Something hit me hard this week as I looked over the bowl game schedule. ESPN now has nearly complete control over college football's bowl season. Looking over the schedule, only the Sun Bowl on New Years Eve (CBS) and the Cotton Bowl a week later (Fox) will not be televised as an ESPN production. ESPN not only has the television rights to the BCS, but also owns and operates seven bowl games.
Remember 15 years ago on New Years Day? Both ABC and NBC televised tripleheaders, while CBS added the Cotton Bowl, meaning that throughout the day, it was a football smorgasbord, with game after game. If one game sucked, just change the channel.

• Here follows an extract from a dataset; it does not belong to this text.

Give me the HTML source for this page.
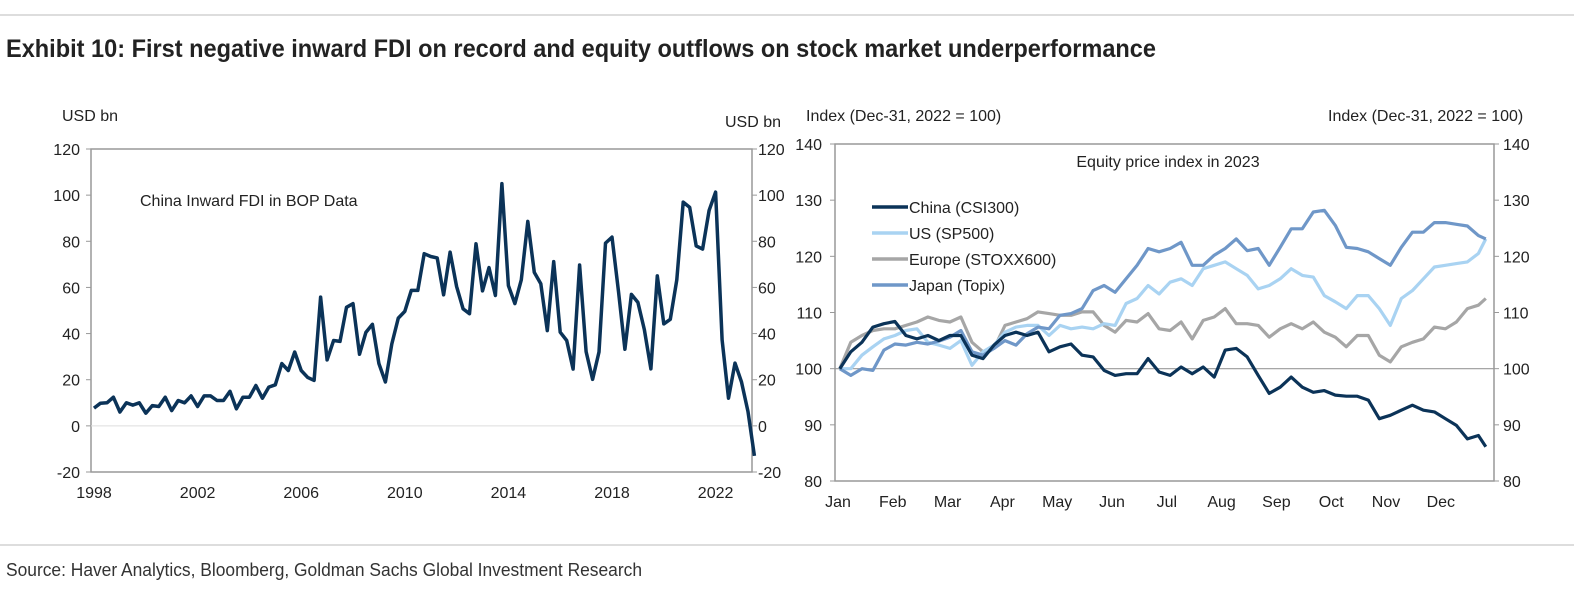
<!DOCTYPE html>
<html><head><meta charset="utf-8"><style>
body{margin:0;background:#fff;width:1574px;height:584px;overflow:hidden;font-family:"Liberation Sans",sans-serif}
svg text{font-family:"Liberation Sans",sans-serif}
</style></head><body>
<svg id="c" width="1574" height="584" xmlns="http://www.w3.org/2000/svg">
<line x1="0" y1="15" x2="1574" y2="15" stroke="#bbb"/>
<text x="6" y="57" font-size="25" font-weight="bold" fill="#222" textLength="1150" lengthAdjust="spacingAndGlyphs" style="font-family:'Liberation Sans Narrow','Liberation Sans',sans-serif">Exhibit 10: First negative inward FDI on record and equity outflows on stock market underperformance</text>
<line x1="0" y1="545" x2="1574" y2="545" stroke="#bbb"/>
<text x="6" y="576" font-size="18" fill="#333" textLength="636" lengthAdjust="spacingAndGlyphs" style="font-family:'Liberation Sans Narrow','Liberation Sans',sans-serif">Source: Haver Analytics, Bloomberg, Goldman Sachs Global Investment Research</text>
<g id="left"></g>
<g id="right"></g>
</svg>
<script>
const NS="http://www.w3.org/2000/svg";
function mk(p,t,a,txt){const e=document.createElementNS(NS,t);for(const k in a)e.setAttribute(k,a[k]);if(txt!==undefined)e.textContent=txt;p.appendChild(e);return e;}

// ---- Left chart data ----
const fdiStartYear=1998;
const fdiValues=[7.7,9.8,10,12.4,6,10,9,10,5.5,8.8,8.4,12.4,6.6,11,10,13,8.4,13,13,11,11,15,7.4,12.4,12.4,17.5,12,16.8,17.8,27,24,32,24,21,19.7,55.8,28.6,37,36.6,51.4,53,31,40.5,44,27,19,35.5,46.7,49.6,58.7,58.7,74.6,73.4,72.8,56.8,75.3,60.4,50.7,48.6,78.9,58.5,68.6,56.5,105,60.8,53,63.3,88.6,66.5,61.6,41.3,71.2,40.6,37,24.6,69.7,32.2,20.2,32,79.2,81.8,58.2,33.2,57,53.5,41.6,24.7,65,44.2,46.2,63.3,97,94.7,78,76.6,93.4,101.3,37.3,12,27.2,19,6.2,-13];
const fdiTicks=[-20,0,20,40,60,80,100,120];
const fdiYearLabels=[1998,2002,2006,2010,2014,2018,2022];

const L=document.getElementById('left');
const lx0=91,lx1=752,ly0=149,ly1=472;
const ly=v=>ly1-(v+20)/140*(ly1-ly0);
const lxYear=t=>94+(t-fdiStartYear)*25.9;
let e;
e=mk(L,'rect',{x:lx0,y:ly0,width:lx1-lx0,height:ly1-ly0,fill:'none',stroke:'#999','stroke-width':1.5});

e=mk(L,'line',{x1:lx0,x2:lx1,y1:ly(0),y2:ly(0),stroke:'#ddd','stroke-width':1});

fdiTicks.forEach(v=>{
  e=mk(L,'text',{x:80,y:ly(v)+6,'font-size':16,'text-anchor':'end',fill:'#222'},v);
  
  e=mk(L,'text',{x:758,y:ly(v)+6,'font-size':16,fill:'#222'},v);
  
  mk(L,'line',{x1:lx0-5,x2:lx0,y1:ly(v),y2:ly(v),stroke:'#999'});
  mk(L,'line',{x1:lx1,x2:lx1+5,y1:ly(v),y2:ly(v),stroke:'#999'});
});
fdiYearLabels.forEach(y=>{
  e=mk(L,'text',{x:lxYear(y),y:498,'font-size':16,'text-anchor':'middle',fill:'#222'},y);
  
});
e=mk(L,'text',{x:62,y:121,'font-size':16,fill:'#222'},'USD bn');

e=mk(L,'text',{x:725,y:127,'font-size':16,fill:'#222'},'USD bn');

e=mk(L,'text',{x:140,y:206,'font-size':16,fill:'#222'},'China Inward FDI in BOP Data');

e=mk(L,'polyline',{points:fdiValues.map((v,i)=>lxYear(fdiStartYear+i*0.25).toFixed(1)+','+ly(v).toFixed(1)).join(' '),fill:'none',stroke:'#0b3358','stroke-width':3.5,'stroke-linejoin':'round'});


// ---- Right chart data ----
const eqDays=[1,7,13,19,25,31,37,43,49,55,61,67,73,79,85,91,97,103,109,115,121,127,133,139,145,151,157,163,169,175,181,187,193,199,205,211,217,223,229,235,241,247,253,259,265,271,277,283,289,295,301,307,313,319,325,331,337,343,349,353];
const chinaVals=[100,103,104.7,107.4,108,108.4,105.9,105.3,105.9,105,105.9,105.9,102.4,101.8,104.2,105.9,106.5,105.9,106.5,103,103.9,104.4,102.4,102.1,99.7,98.8,99.1,99.1,101.8,99.4,98.8,100.3,99.1,100.3,98.5,103.3,103.6,102.1,98.8,95.6,96.7,98.5,96.7,95.8,96.1,95.3,95.1,95.1,94.4,91.1,91.7,92.6,93.5,92.6,92.3,91.1,89.9,87.5,88.1,86.1];
const usVals=[100,100,102.4,103.9,105.3,105.9,106.8,107.1,104.7,104.2,103.6,105,100.6,103,104.2,106.5,107.4,107.7,107.7,105.9,107.7,107.1,107.4,107.1,108,107.7,111.6,112.5,114.8,113.3,115.4,116,114.8,117.8,118.4,119,117.8,116.6,114.2,114.8,116,117.8,116.6,116.3,113,111.9,110.7,113,113,110.7,107.7,112.5,113.9,116,118.1,118.4,118.7,119,120.5,123.1];
const europeVals=[100,104.7,105.9,106.8,107.1,107.1,107.7,108.3,109.2,108.6,108.3,109.2,104.7,103,103.6,107.7,108.3,108.9,110.1,109.8,109.5,109.5,110.1,110.1,107.7,106.5,108.6,108.3,109.8,107.1,106.8,108.3,105.3,108.6,109.2,110.7,108,108,107.7,105.6,107.1,108,107.1,108.3,106.5,105.6,103.9,105.9,105.9,102.4,101.2,103.9,104.7,105.3,107.4,107.1,108.3,110.7,111.3,112.5];
const japanVals=[100,98.8,100,99.7,103.3,104.4,104.2,104.7,104.4,104.9,105.6,106.8,103,102.4,103.6,105,104.2,106.2,107.4,107.1,109.5,109.8,110.7,113.9,114.8,113.6,116,118.4,121.4,120.8,121.4,122.5,118.4,118.4,120.2,121.4,123.1,121,121.4,118.4,121.6,124.9,124.9,127.9,128.2,125.5,121.6,121.4,120.8,119.6,118.4,121.6,124.3,124.3,126,126,125.7,125.4,123.7,123.1];
const eqTicks=[80,90,100,110,120,130,140];
const monthLabels=['Jan','Feb','Mar','Apr','May','Jun','Jul','Aug','Sep','Oct','Nov','Dec'];
const seriesNames=['China (CSI300)','US (SP500)','Europe (STOXX600)','Japan (Topix)'];

const R=document.getElementById('right');
const rx0=835,rx1=1494,ry0=144,ry1=481;
const ry=v=>ry1-(v-80)/60*(ry1-ry0);
const rx=d=>838+d*1.835;
e=mk(R,'rect',{x:rx0,y:ry0,width:rx1-rx0,height:ry1-ry0,fill:'none',stroke:'#999','stroke-width':1.5});

e=mk(R,'line',{x1:rx0,x2:rx1,y1:ry(100),y2:ry(100),stroke:'#999','stroke-width':1.2});

eqTicks.forEach(v=>{
  e=mk(R,'text',{x:822,y:ry(v)+6,'font-size':16,'text-anchor':'end',fill:'#222'},v);
  
  e=mk(R,'text',{x:1503,y:ry(v)+6,'font-size':16,fill:'#222'},v);
  
  mk(R,'line',{x1:rx0-5,x2:rx0,y1:ry(v),y2:ry(v),stroke:'#999'});
  mk(R,'line',{x1:rx1,x2:rx1+5,y1:ry(v),y2:ry(v),stroke:'#999'});
});
monthLabels.forEach((m,i)=>{
  e=mk(R,'text',{x:838+i*54.8,y:507,'font-size':16,'text-anchor':'middle',fill:'#222'},m);
  
});
e=mk(R,'text',{x:806,y:121,'font-size':16,fill:'#222'},'Index (Dec-31, 2022 = 100)');

e=mk(R,'text',{x:1328,y:121,'font-size':16,fill:'#222'},'Index (Dec-31, 2022 = 100)');

e=mk(R,'text',{x:1168,y:167,'font-size':16,'text-anchor':'middle',fill:'#222'},'Equity price index in 2023');

const colors=['#0b3358','#a9d3f2','#a6a6a6','#6f97c8'];
const allVals=[chinaVals,usVals,europeVals,japanVals];
const drawOrder=[2,1,3,0];
drawOrder.forEach(k=>{
  e=mk(R,'polyline',{points:allVals[k].map((v,i)=>rx(eqDays[i]).toFixed(1)+','+ry(v).toFixed(1)).join(' '),fill:'none',stroke:colors[k],'stroke-width':3.2,'stroke-linejoin':'round'});
  
});
seriesNames.forEach((n,i)=>{
  const y=207+i*26;
  e=mk(R,'line',{x1:872,x2:908,y1:y,y2:y,stroke:colors[i],'stroke-width':3.5});
  
  e=mk(R,'text',{x:909,y:y+6,'font-size':16,fill:'#222'},n);
  
});
</script>
</body></html>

The Football Bowl Association tries to defend the bowl "tradition" by pointing out the value of the teams who make hospital visits in bowl cities. True, that's a side benefit. But that's only in a handful of warm weather bowl cities. Certainly, there's something to be said about acts of charity, but those acts of charity aren't directly the result of bowl games. If teams were playing closer to home, perhaps in a playoff system or NIT format, these same opportunities would be available nationwide, not just in cities that host bowls.
Fans certainly are rejecting bowl games this season, with a few exceptions where the matchup or local situation makes the game more compelling and worth the premium cost of traveling during the holiday period. Nebraska didn't sell out there allotment; undesirable matchup means fewer fans. The economy is an issue, but the economy was worse in 2009, when Husker fans flocked to San Diego.
I think this is something that'll change eventually. The risk of these matchups is going to the schools, who have to commit to buying these tickets. Nobody forced these teams to accept bowl bids, though you have to admit that it would be nearly impossible to reject a bowl bid if it were offered. Even at these losses.
But the correct alternative will eventually emerge. A playoff system based on home playoff sites up until the final game means better attendance, as larger stadiums and reduced travel for fans means more people can attend. And an NIT type system where teams who don't qualify for the playoffs get to play a game, but freed from the restrictions of the bowl system.
I understand why ESPN loves the bowls. They control them, and they are a source of cheap holiday programming, as most bowls pay far less than teams receive for road games. But it's not a sustainable model; in the end, schools can't afford to subsidize the bowl system and pay ESPN for the privilege of getting a game televised in the middle of the holiday week.
There has to be a better way than what we've got.